Friday, June 26, 2009

Obama's Health Insurance Proposal: You Didn't Know

If you like Obama's proposal to create a government health insurer don't feel bad. You didn't know. You didn't know that every major FUBAR (Fouled Up, ahem, Beyond All Recognition) or hyper-dysfunctional area of the economy -- health care, marriage, retirement, construction, higher education, mortgages, etc. -- has followed the same general pattern:

The market for some good doesn't work as well as some people would like. (Unsurprisingly, the FUBAR areas are characterized by asymmetric information, externalities, etc., i.e., information is imperfect so the markets are as well.) Some people can't afford to buy the good, some people get less value than they thought they would, etc. Politicians get wind of the problem and try to win over voters by trying to fix the problem with taxes or regulations. The intervention, however, actually makes matters worse, "necessitating" additional government interference.
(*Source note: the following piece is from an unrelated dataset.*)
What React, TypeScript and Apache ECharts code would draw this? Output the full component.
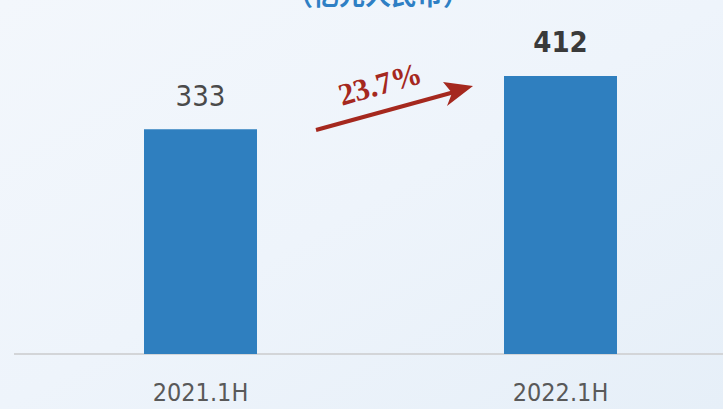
import React, { useEffect, useRef } from "react";
import * as echarts from "echarts";

const categories = ["2021.1H", "2022.1H"];
const values = [333, 412];
const growthLabel = "23.7%";
const titleText = "（亿元人民币）";

const narrow = "'DejaVu Sans Condensed', 'Liberation Sans Narrow', 'Arial Narrow', sans-serif";

export default function App() {
  const ref = useRef<HTMLDivElement>(null);
  useEffect(() => {
    document.body.style.margin = "0";
    const chart = echarts.init(ref.current!, null, { renderer: "svg" });
    chart.setOption({
      animation: false,
      backgroundColor: {
        type: "linear",
        x: 0, y: 0, x2: 1, y2: 1,
        colorStops: [
          { offset: 0, color: "#f3f7fc" },
          { offset: 0.5, color: "#eef4fb" },
          { offset: 1, color: "#e6eff8" },
        ],
      },
      grid: {
        left: 20.5,
        top: 16.5,
        width: 720,
        height: 337.5,
        containLabel: false,
        outerBoundsMode: "none",
      },
      xAxis: {
        type: "category",
        data: categories,
        axisLine: { show: true, lineStyle: { color: "#d3d5d8", width: 2 } },
        axisTick: { show: false },
        axisLabel: {
          margin: 26,
          color: "#595959",
          fontSize: 25,
          fontFamily: narrow,
        },
      },
      yAxis: {
        type: "value",
        min: 0,
        max: 500,
        show: false,
        splitLine: { show: false },
      },
      series: [
        {
          type: "bar",
          data: values.map((v, i) => ({
            value: v,
            label: {
              show: true,
              position: "top",
              distance: 19,
              fontSize: 29,
              fontWeight: i === 1 ? "bold" : "normal",
              color: i === 1 ? "#3a3a3a" : "#4a4a4a",
              fontFamily: narrow,
            },
          })),
          barWidth: 113,
          itemStyle: { color: "#2f7fbf" },
        },
      ],
      graphic: [
        {
          type: "line",
          shape: { x1: 14, y1: 354, x2: 22, y2: 354 },
          style: { stroke: "#d3d5d8", lineWidth: 2 },
        },
        {
          type: "text",
          x: 378,
          y: 6,
          style: {
            text: titleText,
            fill: "#2e7fc4",
            font: "bold 26px 'Noto Sans CJK SC', sans-serif",
            textAlign: "center",
            textVerticalAlign: "bottom",
          },
        },
        {
          type: "line",
          shape: { x1: 316, y1: 130, x2: 458, y2: 91 },
          style: { stroke: "#a5281e", lineWidth: 4 },
        },
        {
          type: "polygon",
          shape: { points: [[473, 86], [443, 82], [452, 93], [447, 106]] },
          style: { fill: "#a5281e" },
        },
        {
          type: "text",
          x: 380,
          y: 84,
          rotation: (16 * Math.PI) / 180,
          style: {
            text: growthLabel,
            fill: "#a5281e",
            font: "bold 31px 'Liberation Serif', 'Times New Roman', serif",
            textAlign: "center",
            textVerticalAlign: "middle",
          },
        },
      ],
    });
    return () => chart.dispose();
  }, []);
  return <div ref={ref} style={{ width: 723, height: 409 }} />;
}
Eventually, as in the case of intercity passenger rail, private businesses are driven from the market entirely, leaving behind a bloated, inefficient, highly-subsidized government entity like Amtrak, or the public school system.

If the government is serious about helping to improve the value of health care services, it needs to help to promote competition. That means forcing doctors to disclose stats on how well they perform and encouraging businesses to collate, compare, and disseminate the information. It needs to divorce health insurance from employment by ending biz tax deductions on premium payments and encourage the development of individual policies by deregulating policy forms. But most of all, we need a system whereby doctors' compensation is based on their performance, not their time. The easiest way to do that is to develop a system where people pay when they are healthy but don't pay when they are sick. That will encourage doctors to focus on prevention and on outcomes, rather than inputs, as presently. Med mal would also be transformed as docs who messed up would be responsible for the patient until s/he recovered. A system of true competition -- competition on what is most important to people, the value proposition (trade off between cost and benefit) -- would quickly reduce quackery, unnecessary tests, and so forth.

Obama's government health insurer would do nothing to promote competition but would simply pump more money into the current health care system, allowing costs to soar higher still.

You didn't know. But now you do ... what are you going to do about it?

2 comments:

Anonymous said...

Dr Wright
Thats an interesting article. I hope Congress reads it, I am interested if you could write your thoughts on the economic effect of the Cap & Trade bill that passed the house. I think FUBAR means something different what you wrote dose it not?
Signed DP

Robert E. Wright said...

Yes, the F in the acronym FUBAR can stand for the "F-bomb" and yes, I'll write up a little something on cap and trade.